Retired teacher and fundraiser for various Catholic schools Peter Romagnolo told SRP that he has “little confidence” in trying to bring back Invest in Kids:
The politicians have spoken by their silence. Even [Cardinal Blase Cupich] has spoken, by his failure to head down to Springfield with those schoolkids. What’s best now is for Catholic schools—and by that I mean the laity led by the parents and local business communities—to simply get about doing grassroots work to bring in more donations, more revenue, to keep schools afloat and beyond that, generate scholarships for parents who need help sending their boys and girls to Catholic schools.
“[In addition to the 9,600 currently served], there’s 20,000 to 30,000 other students who are on a waiting list…families that want to try to get into the program and so what we really should be talking about is how do we expand this?” asked State representative Joe Sosnowski, who described the program as “popular with parents across the state.”
“How do we create more opportunities for more families because we know the demand is out there?” he continued:
You know, we have wealthy folks, elites, you know, like the governor, the speaker, heads of the teachers unions and even public school teachers themselves. For whatever reason, they decided and they looked at it for their student that it was important for them to have an alternative to the public school that they were in. And that’s fine. That’s great that they decided to do that. They have the opportunity and the financial means to do that. But why wouldn’t we give that same opportunity to families with financial need?
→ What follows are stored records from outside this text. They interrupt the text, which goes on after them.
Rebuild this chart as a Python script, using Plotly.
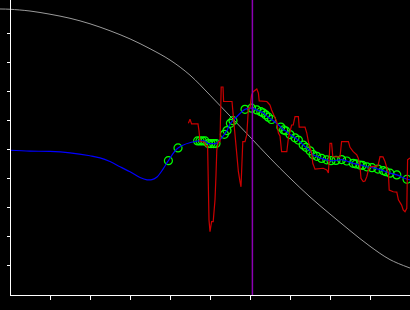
import plotly.graph_objects as go

# ---- data ----
gray_x = [-0.25, 0, 0.5, 1.0, 1.5, 2.0, 2.5, 3.0, 3.5, 4.0, 4.5, 5.0, 5.5, 6.0, 6.5, 7.0, 7.5, 8.0, 8.5, 9.0, 9.5, 10.0]
gray_y = [9.86, 9.85, 9.79, 9.68, 9.54, 9.35, 9.11, 8.83, 8.49, 8.10, 7.58, 6.89, 6.17, 5.45, 4.72, 4.03, 3.38, 2.79, 2.22, 1.68, 1.22, 0.93]

blue_left_x = [0, 0.5, 1.0, 1.5, 2.0, 2.25, 2.5, 2.75, 3.0, 3.25, 3.425, 3.55, 3.675, 3.825]
blue_left_y = [4.99, 4.96, 4.95, 4.90, 4.80, 4.73, 4.60, 4.42, 4.25, 4.05, 3.97, 3.98, 4.07, 4.34]

green_x = [3.96, 4.20, 4.69, 4.75, 4.81, 4.875, 4.96, 5.025, 5.09, 5.15,
           5.36, 5.425, 5.51, 5.575, 5.875, 6.04, 6.17, 6.27, 6.325, 6.39,
           6.46, 6.54, 6.77, 6.84, 6.89, 7.0, 7.125, 7.21, 7.33, 7.4,
           7.5, 7.575, 7.67, 7.79, 7.92, 8.025, 8.15, 8.29, 8.42, 8.58,
           8.65, 8.75, 8.81, 8.92, 9.05, 9.2, 9.33, 9.4, 9.5, 9.67, 9.925]
green_y = [4.63, 5.07, 5.31, 5.31, 5.31, 5.31, 5.22, 5.22, 5.22, 5.22,
           5.54, 5.67, 5.92, 6.01, 6.40, 6.44, 6.38, 6.32, 6.28, 6.21,
           6.13, 6.05, 5.79, 5.69, 5.66, 5.53, 5.42, 5.34, 5.17, 5.09,
           4.97, 4.84, 4.78, 4.71, 4.66, 4.63, 4.64, 4.67, 4.62, 4.54,
           4.52, 4.48, 4.47, 4.42, 4.39, 4.34, 4.29, 4.25, 4.20, 4.14, 3.99]

blue_end_x = [10.0]
blue_end_y = [3.97]

red_x = [4.46, 4.50, 4.54, 4.70, 4.725, 4.75, 4.85, 4.90, 4.94, 4.95, 4.975, 5.0, 5.04, 5.08,
         5.125, 5.15, 5.17, 5.21, 5.25, 5.28, 5.325, 5.34, 5.55, 5.58, 5.625, 5.67, 5.71, 5.75,
         5.775, 5.79, 5.82, 5.875, 5.92, 5.96, 6.0, 6.04, 6.08, 6.17, 6.21, 6.23, 6.33, 6.42,
         6.46, 6.5, 6.54, 6.58, 6.67, 6.71, 6.75, 6.79, 6.92, 6.96, 7.04, 7.08, 7.125, 7.21,
         7.23, 7.375, 7.42, 7.46, 7.54, 7.57, 7.625, 7.83, 7.92, 7.96, 8.0, 8.04, 8.07, 8.25,
         8.29, 8.46, 8.5, 8.58, 8.67, 8.71, 8.75, 8.775, 8.83, 8.875, 8.92, 8.96, 9.0, 9.2,
         9.25, 9.325, 9.375, 9.46, 9.48, 9.58, 9.67, 9.71, 9.79, 9.83, 9.875, 9.92, 9.94, 10.0]
red_y = [5.92, 6.06, 5.90, 5.90, 5.66, 5.29, 5.28, 5.14, 5.14, 3.97, 2.59, 2.18, 2.53, 2.53,
         3.28, 4.14, 5.00, 5.29, 5.29, 7.17, 7.17, 6.67, 6.67, 6.21, 5.52, 4.94, 4.25, 3.91,
         3.73, 4.25, 5.29, 5.29, 5.52, 6.44, 6.45, 6.90, 7.01, 7.10, 6.96, 6.69, 6.67, 6.67,
         6.61, 6.55, 6.38, 6.27, 5.97, 5.58, 5.48, 4.94, 4.94, 5.41, 5.86, 5.86, 6.15, 6.15,
         5.79, 5.79, 5.58, 5.29, 4.89, 4.54, 4.34, 4.37, 4.31, 4.21, 5.23, 5.23, 4.77, 4.76,
         5.29, 5.29, 5.09, 4.94, 4.83, 4.71, 4.42, 4.02, 3.91, 3.93, 4.08, 4.31, 4.42, 4.45,
         4.77, 4.76, 4.60, 4.20, 3.62, 3.56, 3.55, 3.28, 3.10, 2.93, 2.87, 2.99, 4.66, 4.72]

marker_x = 6.06
tick_vals = [1, 2, 3, 4, 5, 6, 7, 8, 9]

# blue line passes through the green points
blue_x = blue_left_x + green_x + blue_end_x
blue_y = blue_left_y + green_y + blue_end_y
order = sorted(range(len(blue_x)), key=lambda i: blue_x[i])
blue_x = [blue_x[i] for i in order]
blue_y = [blue_y[i] for i in order]

fig = go.Figure()
fig.add_trace(go.Scatter(x=gray_x, y=gray_y, mode="lines", line=dict(color="#9a9a9a", width=1, shape="spline"),
                         hoverinfo="skip"))
fig.add_trace(go.Scatter(x=green_x, y=green_y, mode="markers",
                         marker=dict(symbol="circle-open", size=8, color="#00ff00", line=dict(width=1.2, color="#00ff00"))))
fig.add_trace(go.Scatter(x=blue_x, y=blue_y, mode="lines", line=dict(color="#0000ff", width=1.2, shape="spline")))
fig.add_trace(go.Scatter(x=red_x, y=red_y, mode="lines", line=dict(color="#cc0000", width=1.2)))
fig.add_trace(go.Scatter(x=[], y=[], xaxis="x2", yaxis="y"))

fig.add_vline(x=marker_x, line=dict(color="#8c00b4", width=1.5))

fig.update_layout(
    width=410, height=310,
    margin=dict(l=0, r=0, t=0, b=15, pad=0),
    paper_bgcolor="black", plot_bgcolor="rgba(0,0,0,0)",
    showlegend=False,
    xaxis=dict(domain=[0, 1], range=[-0.25, 10], showgrid=False, zeroline=False, showline=False,
               ticks="", showticklabels=False),
    xaxis2=dict(domain=[10 / 410, 1], range=[0, 10], anchor="y", showgrid=False, zeroline=False,
                showline=True, linecolor="white", linewidth=1, ticks="outside", tickvals=tick_vals,
                ticklen=4, tickwidth=1, tickcolor="white", showticklabels=False),
    yaxis=dict(range=[0, 10.17], anchor="free", position=10 / 410, showgrid=False, zeroline=False,
               showline=True, linecolor="white", linewidth=1.2, ticks="outside", tickvals=tick_vals,
               ticklen=3, tickwidth=1, tickcolor="white", showticklabels=False),
)

fig.write_html("out.html")
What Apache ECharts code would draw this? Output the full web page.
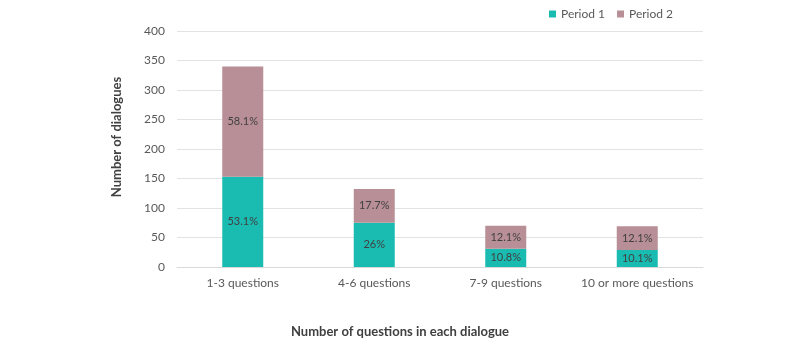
<!DOCTYPE html>
<html>
<head>
<meta charset="utf-8">
<script src="https://cdn.jsdelivr.net/npm/echarts@6/dist/echarts.min.js"></script>
<style>
  html, body { margin: 0; padding: 0; background: #fff; }
  #chart { width: 800px; height: 340px; }
</style>
</head>
<body>
<div id="chart"></div>
<script>
// data
const categories = ['1-3 questions', '4-6 questions', '7-9 questions', '10 or more questions'];
const period1 = [153, 75, 31, 29];
const period2 = [187, 57, 39, 40];
const period1Labels = ['53.1%', '26%', '10.8%', '10.1%'];
const period2Labels = ['58.1%', '17.7%', '12.1%', '12.1%'];

const FONT = 'Lato, "Open Sans", sans-serif';

const chart = echarts.init(document.getElementById('chart'));

function labelFor(texts) {
  return {
    show: true,
    position: 'inside',
    color: '#404040',
    fontSize: 11,
    fontFamily: FONT,
    formatter: p => texts[p.dataIndex],
  };
}

chart.setOption({
  animation: false,
  legend: {
    top: 3,
    left: 544,
    itemWidth: 7,
    itemHeight: 7,
    itemGap: 12,
    icon: 'rect',
    textStyle: { color: '#595959', fontSize: 12, fontFamily: FONT },
    data: ['Period 1', 'Period 2'],
  },
  grid: { left: 177, right: 97, top: 31, bottom: 73, outerBoundsMode: 'none' },
  xAxis: {
    type: 'category',
    data: categories,
    axisLine: { lineStyle: { color: '#d9d9d9' } },
    axisTick: { show: false },
    axisLabel: { color: '#595959', fontSize: 12, fontFamily: FONT, margin: 10, interval: 0 },
    name: 'Number of questions in each dialogue',
    nameLocation: 'middle',
    nameGap: 58,
    nameTextStyle: {
      color: '#404040', fontSize: 13, fontWeight: 'bold', fontFamily: FONT,
      padding: [0, 80, 0, 0],
    },
  },
  yAxis: {
    type: 'value',
    min: 0,
    max: 400,
    interval: 50,
    axisLine: { show: false },
    axisTick: { show: false },
    splitLine: { lineStyle: { color: '#e3e3e3' } },
    axisLabel: { color: '#595959', fontSize: 12, fontFamily: FONT, margin: 12 },
    name: 'Number of dialogues',
    nameLocation: 'middle',
    nameGap: 54,
    nameTextStyle: {
      color: '#404040', fontSize: 13, fontWeight: 'bold', fontFamily: FONT,
      padding: [0, 0, 0, 24],
    },
  },
  series: [
    {
      name: 'Period 1',
      type: 'bar',
      stack: 'total',
      barWidth: 41,
      itemStyle: { color: '#1abcb2' },
      label: labelFor(period1Labels),
      data: period1,
    },
    {
      name: 'Period 2',
      type: 'bar',
      stack: 'total',
      barWidth: 41,
      itemStyle: { color: '#b88f97' },
      label: labelFor(period2Labels),
      data: period2,
    },
  ],
});
</script>
</body>
</html>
The Chicago Teachers’ Union celebrated the program’s ending, calling the program a “voucher scheme” and a “historic win for public education” in a statement:
Illinois lawmakers made history by being the first state in the nation to eliminate a school voucher program, a “reform” effort started in 1956 by white parents in North Carolina seeking to stop public school integration. The dedicated efforts of organizers and advocates made this triumph for public education possible, marking a significant milestone in the fight for anti-racist, gender affirming, pro-immigrant, equitable and fully funded public schools.
This achievement…strikes an incredible blow to a movement that is dead set on destroying public education and destabilizing black, brown and working class communities. Willing to demonize educators and their families, defund their classrooms and attack their unions, those behind the push for the voucher program in this state have made it clear that their agenda came before the well-being of children and their families.
Illinois State Senator Dave Syverson said according to SRP,
[Invest in Kids] is something that had bipartisan support just a few years ago…This is a program that hasn’t taken away from the public schools. That’s been clear in the budgeting, we know that it’s worked. And there’s really no reason why this shouldn’t continue to help the families in Illinois. So we’re going to continue to push for this. If they do not allow a vote, we’ll start again in January (when the General Assembly begins its spring session).